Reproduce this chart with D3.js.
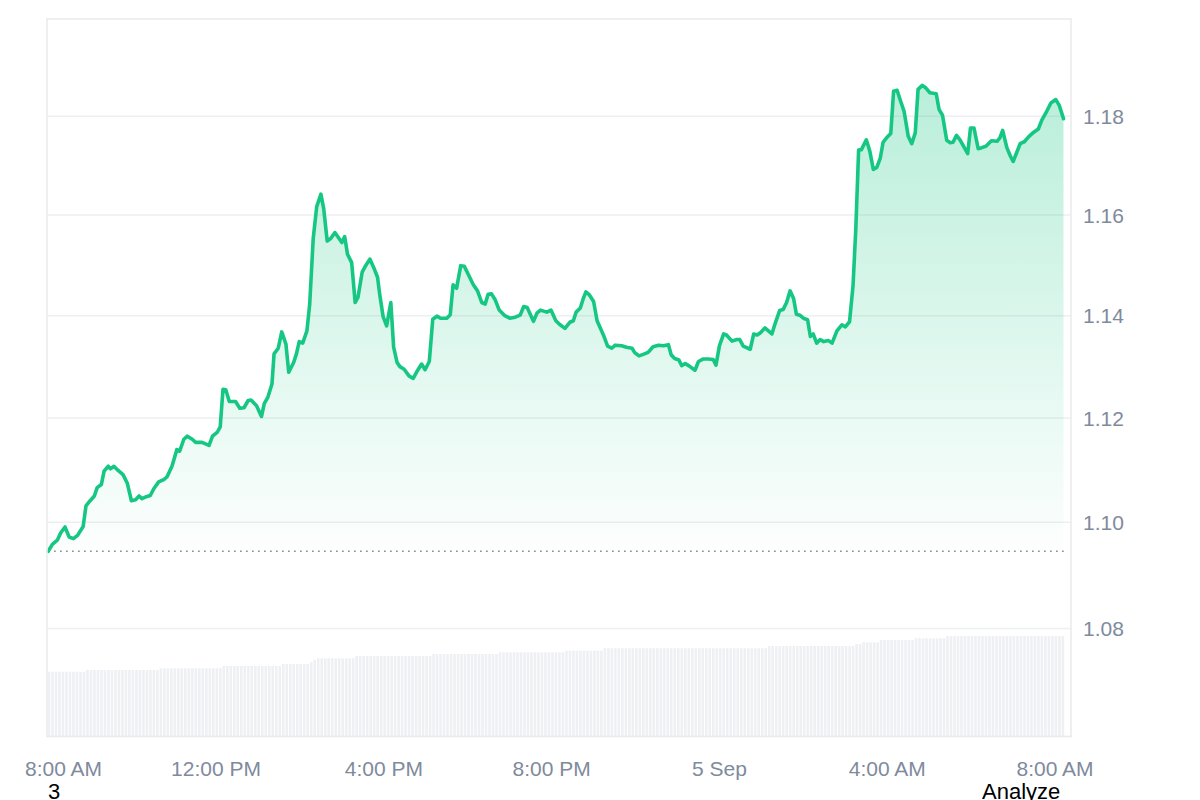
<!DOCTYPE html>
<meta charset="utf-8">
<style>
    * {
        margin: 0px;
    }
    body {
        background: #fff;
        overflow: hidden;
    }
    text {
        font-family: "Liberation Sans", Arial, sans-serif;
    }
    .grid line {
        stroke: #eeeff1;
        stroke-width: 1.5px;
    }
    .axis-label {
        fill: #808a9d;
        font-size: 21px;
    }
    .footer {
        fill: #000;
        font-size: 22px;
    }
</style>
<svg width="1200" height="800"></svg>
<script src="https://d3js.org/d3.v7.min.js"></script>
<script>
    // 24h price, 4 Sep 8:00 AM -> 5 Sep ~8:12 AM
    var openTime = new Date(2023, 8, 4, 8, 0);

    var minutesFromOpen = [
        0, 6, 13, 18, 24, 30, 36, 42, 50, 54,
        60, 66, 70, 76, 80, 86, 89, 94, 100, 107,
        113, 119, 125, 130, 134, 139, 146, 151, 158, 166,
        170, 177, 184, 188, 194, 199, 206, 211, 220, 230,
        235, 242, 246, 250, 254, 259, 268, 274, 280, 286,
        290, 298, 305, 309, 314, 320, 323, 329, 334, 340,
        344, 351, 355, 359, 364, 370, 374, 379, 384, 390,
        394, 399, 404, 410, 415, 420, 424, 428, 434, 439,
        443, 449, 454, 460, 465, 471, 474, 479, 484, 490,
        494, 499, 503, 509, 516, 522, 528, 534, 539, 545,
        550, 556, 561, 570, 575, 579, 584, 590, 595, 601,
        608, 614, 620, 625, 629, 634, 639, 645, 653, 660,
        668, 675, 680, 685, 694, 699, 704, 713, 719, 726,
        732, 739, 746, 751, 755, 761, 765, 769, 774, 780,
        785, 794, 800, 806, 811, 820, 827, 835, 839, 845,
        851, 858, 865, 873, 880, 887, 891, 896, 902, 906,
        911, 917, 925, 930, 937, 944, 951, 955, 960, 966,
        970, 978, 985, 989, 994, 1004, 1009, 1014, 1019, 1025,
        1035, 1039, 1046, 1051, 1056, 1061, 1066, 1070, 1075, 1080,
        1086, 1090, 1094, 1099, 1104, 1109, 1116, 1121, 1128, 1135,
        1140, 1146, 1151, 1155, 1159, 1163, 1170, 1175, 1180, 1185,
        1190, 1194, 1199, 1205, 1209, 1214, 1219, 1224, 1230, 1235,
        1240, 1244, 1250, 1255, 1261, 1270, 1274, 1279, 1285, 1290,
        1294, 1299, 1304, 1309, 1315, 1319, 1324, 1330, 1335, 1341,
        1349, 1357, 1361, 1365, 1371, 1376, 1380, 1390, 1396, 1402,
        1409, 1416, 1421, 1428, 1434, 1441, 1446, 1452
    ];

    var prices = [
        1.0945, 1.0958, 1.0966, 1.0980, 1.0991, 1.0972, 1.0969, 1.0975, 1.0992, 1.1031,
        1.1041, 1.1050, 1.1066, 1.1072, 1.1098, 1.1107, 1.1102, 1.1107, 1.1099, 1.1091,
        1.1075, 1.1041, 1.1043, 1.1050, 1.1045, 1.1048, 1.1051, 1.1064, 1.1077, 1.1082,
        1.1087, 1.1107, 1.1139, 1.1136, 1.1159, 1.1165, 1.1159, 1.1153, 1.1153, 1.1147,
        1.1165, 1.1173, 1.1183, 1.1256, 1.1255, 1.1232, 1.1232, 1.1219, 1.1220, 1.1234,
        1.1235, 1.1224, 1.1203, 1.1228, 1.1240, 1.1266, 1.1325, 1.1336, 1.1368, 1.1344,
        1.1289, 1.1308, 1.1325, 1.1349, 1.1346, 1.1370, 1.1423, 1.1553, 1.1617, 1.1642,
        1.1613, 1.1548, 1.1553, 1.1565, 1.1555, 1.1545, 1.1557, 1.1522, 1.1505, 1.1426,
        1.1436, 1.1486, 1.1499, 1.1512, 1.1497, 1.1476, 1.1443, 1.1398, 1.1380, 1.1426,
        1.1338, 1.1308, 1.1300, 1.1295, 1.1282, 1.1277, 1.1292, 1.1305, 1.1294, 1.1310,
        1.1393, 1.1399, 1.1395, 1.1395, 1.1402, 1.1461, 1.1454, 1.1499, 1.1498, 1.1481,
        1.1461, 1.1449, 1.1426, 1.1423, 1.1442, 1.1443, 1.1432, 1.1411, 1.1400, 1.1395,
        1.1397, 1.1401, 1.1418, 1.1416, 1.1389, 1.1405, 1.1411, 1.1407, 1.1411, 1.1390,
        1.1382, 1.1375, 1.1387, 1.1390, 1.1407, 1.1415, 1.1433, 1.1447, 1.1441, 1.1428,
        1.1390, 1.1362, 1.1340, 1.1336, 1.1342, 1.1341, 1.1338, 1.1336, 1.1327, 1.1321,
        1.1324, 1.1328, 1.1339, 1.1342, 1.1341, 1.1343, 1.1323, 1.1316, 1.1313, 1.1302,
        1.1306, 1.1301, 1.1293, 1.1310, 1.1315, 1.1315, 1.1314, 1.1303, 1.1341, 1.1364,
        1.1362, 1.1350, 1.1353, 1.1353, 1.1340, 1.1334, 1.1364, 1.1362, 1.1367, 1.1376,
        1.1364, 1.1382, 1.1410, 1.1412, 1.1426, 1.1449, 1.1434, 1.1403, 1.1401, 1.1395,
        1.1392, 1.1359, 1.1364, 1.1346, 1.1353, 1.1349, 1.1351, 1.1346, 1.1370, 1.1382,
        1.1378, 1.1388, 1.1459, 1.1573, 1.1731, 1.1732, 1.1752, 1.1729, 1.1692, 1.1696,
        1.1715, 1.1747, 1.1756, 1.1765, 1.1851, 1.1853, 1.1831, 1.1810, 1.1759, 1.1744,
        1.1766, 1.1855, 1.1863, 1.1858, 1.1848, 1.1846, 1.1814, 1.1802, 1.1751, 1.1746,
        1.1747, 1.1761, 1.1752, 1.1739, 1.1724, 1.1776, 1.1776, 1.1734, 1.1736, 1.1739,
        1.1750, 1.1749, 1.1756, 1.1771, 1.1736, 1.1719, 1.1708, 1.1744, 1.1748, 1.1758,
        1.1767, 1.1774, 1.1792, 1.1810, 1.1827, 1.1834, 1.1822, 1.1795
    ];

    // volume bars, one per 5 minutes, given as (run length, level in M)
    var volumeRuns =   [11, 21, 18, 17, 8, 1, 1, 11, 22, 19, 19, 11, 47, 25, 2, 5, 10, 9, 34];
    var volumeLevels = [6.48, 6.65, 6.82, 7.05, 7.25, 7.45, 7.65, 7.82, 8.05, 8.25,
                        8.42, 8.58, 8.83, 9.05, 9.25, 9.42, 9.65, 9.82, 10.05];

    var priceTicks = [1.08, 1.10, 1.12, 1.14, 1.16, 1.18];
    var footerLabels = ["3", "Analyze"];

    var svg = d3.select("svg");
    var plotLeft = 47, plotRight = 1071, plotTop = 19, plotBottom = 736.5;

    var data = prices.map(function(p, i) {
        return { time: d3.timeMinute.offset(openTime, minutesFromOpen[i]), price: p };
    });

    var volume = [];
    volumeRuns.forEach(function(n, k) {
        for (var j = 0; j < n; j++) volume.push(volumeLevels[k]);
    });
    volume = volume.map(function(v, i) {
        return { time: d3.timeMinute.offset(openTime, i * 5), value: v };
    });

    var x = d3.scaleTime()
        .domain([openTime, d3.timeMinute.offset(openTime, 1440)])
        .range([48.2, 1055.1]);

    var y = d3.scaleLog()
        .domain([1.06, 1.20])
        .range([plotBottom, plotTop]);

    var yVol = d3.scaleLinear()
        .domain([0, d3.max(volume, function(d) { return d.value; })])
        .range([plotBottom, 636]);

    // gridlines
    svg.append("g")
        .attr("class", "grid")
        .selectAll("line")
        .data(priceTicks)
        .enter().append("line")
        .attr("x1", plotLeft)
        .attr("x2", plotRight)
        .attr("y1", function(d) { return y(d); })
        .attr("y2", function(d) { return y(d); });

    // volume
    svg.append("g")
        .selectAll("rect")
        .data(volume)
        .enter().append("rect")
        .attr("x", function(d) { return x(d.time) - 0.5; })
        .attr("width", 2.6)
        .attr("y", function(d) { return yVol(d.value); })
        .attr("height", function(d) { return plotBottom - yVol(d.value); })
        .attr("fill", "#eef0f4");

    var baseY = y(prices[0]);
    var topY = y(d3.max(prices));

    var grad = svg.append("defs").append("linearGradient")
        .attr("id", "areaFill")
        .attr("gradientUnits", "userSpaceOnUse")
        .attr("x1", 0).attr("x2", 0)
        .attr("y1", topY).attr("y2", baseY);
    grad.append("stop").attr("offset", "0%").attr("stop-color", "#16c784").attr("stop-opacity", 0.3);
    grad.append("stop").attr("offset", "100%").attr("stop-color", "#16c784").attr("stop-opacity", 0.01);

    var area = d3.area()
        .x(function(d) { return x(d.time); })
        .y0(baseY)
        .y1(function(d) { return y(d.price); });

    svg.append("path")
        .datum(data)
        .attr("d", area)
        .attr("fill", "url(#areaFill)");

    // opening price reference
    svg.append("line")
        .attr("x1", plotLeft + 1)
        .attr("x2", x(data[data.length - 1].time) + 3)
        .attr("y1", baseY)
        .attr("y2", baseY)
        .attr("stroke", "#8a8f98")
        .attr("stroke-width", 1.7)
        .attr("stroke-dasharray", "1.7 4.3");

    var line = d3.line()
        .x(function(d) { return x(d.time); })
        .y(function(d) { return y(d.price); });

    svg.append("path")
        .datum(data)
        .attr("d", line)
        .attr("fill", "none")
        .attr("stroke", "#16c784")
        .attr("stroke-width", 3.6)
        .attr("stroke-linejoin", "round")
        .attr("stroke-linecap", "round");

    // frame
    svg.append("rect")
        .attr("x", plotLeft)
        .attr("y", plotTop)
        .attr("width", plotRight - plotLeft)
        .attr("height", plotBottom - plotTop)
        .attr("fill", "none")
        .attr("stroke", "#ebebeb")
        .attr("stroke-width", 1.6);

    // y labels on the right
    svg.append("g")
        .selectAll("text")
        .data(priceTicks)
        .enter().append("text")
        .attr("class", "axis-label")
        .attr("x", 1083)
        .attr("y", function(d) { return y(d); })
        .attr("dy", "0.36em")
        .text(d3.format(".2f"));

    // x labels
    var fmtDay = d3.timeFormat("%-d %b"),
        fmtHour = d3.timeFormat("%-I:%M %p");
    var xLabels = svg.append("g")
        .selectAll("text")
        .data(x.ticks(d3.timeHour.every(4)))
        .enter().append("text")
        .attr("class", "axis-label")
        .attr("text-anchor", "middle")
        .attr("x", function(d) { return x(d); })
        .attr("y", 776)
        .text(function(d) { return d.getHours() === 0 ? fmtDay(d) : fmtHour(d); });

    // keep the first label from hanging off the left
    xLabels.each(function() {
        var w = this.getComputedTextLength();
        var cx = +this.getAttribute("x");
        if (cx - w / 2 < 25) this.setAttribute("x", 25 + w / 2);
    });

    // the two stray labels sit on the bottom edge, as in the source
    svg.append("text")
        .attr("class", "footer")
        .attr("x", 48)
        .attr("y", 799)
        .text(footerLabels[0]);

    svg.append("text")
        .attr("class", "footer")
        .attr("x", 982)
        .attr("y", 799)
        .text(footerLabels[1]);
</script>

^^^^^^^^^^^^^^^^

### WHAT YOU NEED TO DO
Find how many lines in the material hold the word "this" and state that number alone.

### RIGHT ANSWER
4